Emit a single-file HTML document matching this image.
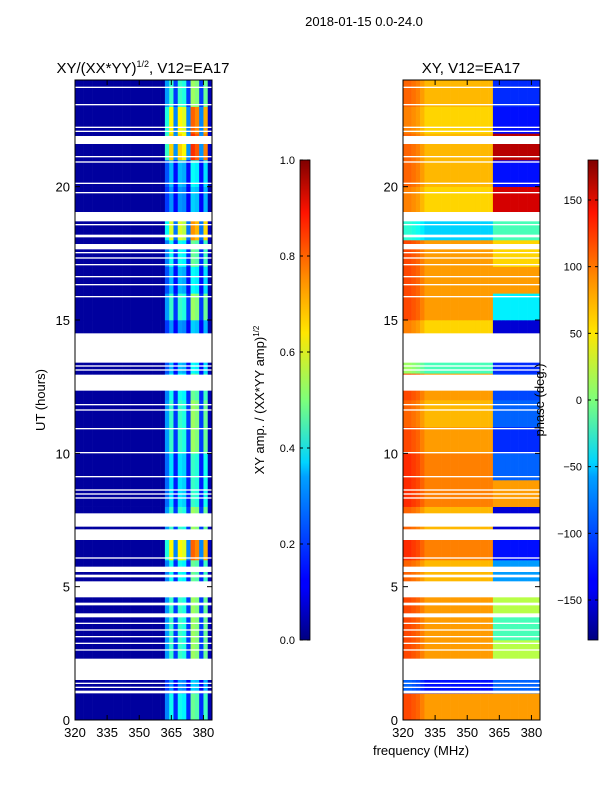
<!DOCTYPE html>
<html><head><meta charset="utf-8"><style>
body{margin:0;background:#fff;font-family:"Liberation Sans","DejaVu Sans",sans-serif}
svg text{font-family:"Liberation Sans","DejaVu Sans",sans-serif;fill:#000}
</style></head><body>
<svg id="fig" width="600" height="800" viewBox="0 0 600 800" xmlns="http://www.w3.org/2000/svg">
<defs>
<linearGradient id="jetv" x1="0" y1="1" x2="0" y2="0">
<stop offset="0" stop-color="#000080"/><stop offset="0.11" stop-color="#0000ff"/><stop offset="0.125" stop-color="#0000ff"/>
<stop offset="0.34" stop-color="#00a0ff"/><stop offset="0.37" stop-color="#00d4ff"/><stop offset="0.5" stop-color="#7dff7a"/>
<stop offset="0.64" stop-color="#ffe600"/><stop offset="0.75" stop-color="#ff9000"/><stop offset="0.89" stop-color="#ff1300"/><stop offset="1" stop-color="#800000"/>
</linearGradient>
</defs>
<text x="364" y="26" font-size="13" text-anchor="middle">2018-01-15 0.0-24.0</text>
<text x="143" y="73" font-size="15" text-anchor="middle">XY/(XX*YY)<tspan font-size="9" dy="-6">1/2</tspan><tspan dy="6">, V12=EA17</tspan></text>
<text x="471" y="73" font-size="15" text-anchor="middle">XY, V12=EA17</text>
<g id="ampPanel"></g>
<g id="phPanel"></g>
<g id="axes"></g>
<text transform="translate(45,400) rotate(-90)" font-size="13" text-anchor="middle">UT (hours)</text>
<text x="421" y="755" font-size="13" text-anchor="middle">frequency (MHz)</text>
<rect x="300" y="160" width="10" height="480" fill="url(#jetv)" stroke="#000" stroke-width="0.8"/>
<rect x="588" y="160" width="10" height="480" fill="url(#jetv)" stroke="#000" stroke-width="0.8"/>
<text transform="translate(264,400) rotate(-90)" font-size="13" text-anchor="middle">XY amp. / (XX*YY amp)<tspan font-size="8" dy="-5">1/2</tspan></text>
<text transform="translate(544,400) rotate(-90)" font-size="13" text-anchor="middle">phase (deg.)</text>
<g id="cbt"></g>
</svg>
<script>
const hourBlocks=[0,1,2,3,4,5,6,7,8,9,10,11,12,13,14,15,16,17,18,19,20,21,22,23];
const stripeIntensity=[0.45,0.3,0.5,0.5,0.5,0.45,0.75,0.5,0.4,0.4,0.5,0.5,0.45,0.35,0.3,0.5,0.35,0.45,0.7,0.3,0.35,0.8,0.75,0.5];
const freqBins=[320,322,324,326,328,330,332,334,336,338,340,342,344,346,348,350,352,354,356,358,360,362,364,366,368,370,372,374,376,378,380,382];
const stripeProfile=[0,0,0,0,0,0,0,0,0,0,0,0,0,0,0,0,0,0,0,0,0,0.5,0.8,0.3,0.8,0.75,0.3,1.0,0.95,0.3,0.9,0.05];
const phaseLow=[80,-130,80,80,80,70,90,70,90,90,80,70,80,-20,60,80,80,80,-60,60,70,70,60,70];
const phaseHigh=[80,-100,20,-20,20,-80,-130,-150,80,-100,-120,-100,-110,-120,-150,-50,80,60,-20,150,-130,160,-130,-120];
const phaseColAdj=[30,30,25,20,10,0,0,0,0,0,0,0,0,0,0,0,0,0,0,0,0,0,0,0,0,0,0,0,0,0,0,0];
const flagged=[[1.0,1.1],[1.2,1.25],[1.35,1.4],[1.5,2.3],[2.6,2.65],[2.85,2.9],[3.1,3.15],[3.35,3.4],[3.6,3.65],[3.85,4.0],[4.3,4.4],[4.6,5.2],[5.35,5.45],[5.55,5.75],[6.05,6.1],[6.75,7.15],[7.25,7.75],[8.3,8.35],[8.45,8.5],[8.6,8.65],[9.1,9.15],[10.0,10.05],[10.9,10.95],[11.6,11.65],[11.8,11.85],[12.35,12.95],[13.1,13.15],[13.25,13.3],[13.4,14.5],[15.85,15.9],[16.3,16.35],[16.6,16.65],[17.05,17.1],[17.3,17.35],[17.5,17.55],[17.65,17.85],[18.1,18.2],[18.55,18.6],[18.7,19.05],[19.75,19.8],[20.1,20.15],[20.9,20.95],[21.1,21.15],[21.6,21.9],[22.05,22.1],[22.2,22.25],[23.05,23.1],[23.7,23.75]];
const yTicks=[0,5,10,15,20];
const xTicks=[320,335,350,365,380];
const ampTicks=[0.0,0.2,0.4,0.6,0.8,1.0];
const phaseTicks=[-150,-100,-50,0,50,100,150];

const NS="http://www.w3.org/2000/svg";
const PT=80,PB=720,HMAX=24;
const yS=h=>PB-(h/HMAX)*(PB-PT);
function xS(x0,f){return x0+(f-320)*(137/64);}
function jet(v){v=Math.max(0,Math.min(1,v));
 const r=Math.max(0,Math.min(1,1.5-Math.abs(4*v-3))),g=Math.max(0,Math.min(1,1.5-Math.abs(4*v-2))),b=Math.max(0,Math.min(1,1.5-Math.abs(4*v-1)));
 return `rgb(${Math.round(r*255)},${Math.round(g*255)},${Math.round(b*255)})`;}
function mk(tag,attrs,parent){const e=document.createElementNS(NS,tag);for(const k in attrs)e.setAttribute(k,attrs[k]);parent.appendChild(e);return e;}

function panel(gid,x0,valFn,nm){
 const g=document.getElementById(gid);
 hourBlocks.forEach((h,i)=>{freqBins.forEach((f,j)=>{
  const r=mk('rect',{x:xS(x0,f).toFixed(2),y:yS(h+1).toFixed(2),width:(2*137/64+0.3).toFixed(2),height:(yS(h)-yS(h+1)+0.3).toFixed(2),fill:jet(valFn(i,j,f))},g);
  
  
 });});
 flagged.forEach(fl=>{
  const r=mk('rect',{x:x0,y:yS(fl[1]).toFixed(2),width:137,height:Math.max(1,yS(fl[0])-yS(fl[1])).toFixed(2),fill:'#fff'},g);
  
  
 });
 const ax=document.getElementById('axes');
 const fr=mk('rect',{x:x0,y:PT,width:137,height:PB-PT,fill:'none',stroke:'#000','stroke-width':1},ax);
 
 
 yTicks.forEach(t=>{const y=yS(t);
  mk('line',{x1:x0,x2:x0+5,y1:y,y2:y,stroke:'#000'},ax);mk('line',{x1:x0+137,x2:x0+132,y1:y,y2:y,stroke:'#000'},ax);
  const tx=mk('text',{x:x0-5,y:y+5,'font-size':13,'text-anchor':'end'},ax);tx.textContent=t;
  
  });
 xTicks.forEach(t=>{const x=xS(x0,t);
  mk('line',{x1:x,x2:x,y1:PB,y2:PB-5,stroke:'#000'},ax);mk('line',{x1:x,x2:x,y1:PT,y2:PT+5,stroke:'#000'},ax);
  const tx=mk('text',{x:x,y:PB+17,'font-size':13,'text-anchor':'middle'},ax);tx.textContent=t;
  
  });
}
panel('ampPanel',75,(i,j)=>0.03+stripeProfile[j]*stripeIntensity[i],'amp');
panel('phPanel',403,(i,j,f)=>{const p=(f<362?phaseLow[i]+phaseColAdj[j]:phaseHigh[i]);return (Math.max(-180,Math.min(180,p))+180)/360;},'phase');

const cb=document.getElementById('cbt');
ampTicks.forEach(t=>{const y=640-t*480;
 mk('line',{x1:300,x2:303,y1:y,y2:y,stroke:'#000'},cb);mk('line',{x1:310,x2:307,y1:y,y2:y,stroke:'#000'},cb);
 const tx=mk('text',{x:295,y:y+4,'font-size':11,'text-anchor':'end'},cb);tx.textContent=t.toFixed(1);
 
 });
phaseTicks.forEach(t=>{const y=400-t*(240/180);
 mk('line',{x1:588,x2:591,y1:y,y2:y,stroke:'#000'},cb);mk('line',{x1:598,x2:595,y1:y,y2:y,stroke:'#000'},cb);
 const tx=mk('text',{x:582,y:y+4,'font-size':11,'text-anchor':'end'},cb);tx.textContent=t<0?'\u2212'+(-t):t;
 
 });
</script>
</body></html>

§ Instruction
Go through the listing above and list every line that has the word "document".

§ Reply to the exercise
Emit a single-file HTML document matching this image.
function mk(tag,attrs,parent){const e=document.createElementNS(NS,tag);for(const k in attrs)e.setAttribute(k,attrs[k]);parent.appendChild(e);return e;}
 const g=document.getElementById(gid);
 const ax=document.getElementById('axes');
const cb=document.getElementById('cbt');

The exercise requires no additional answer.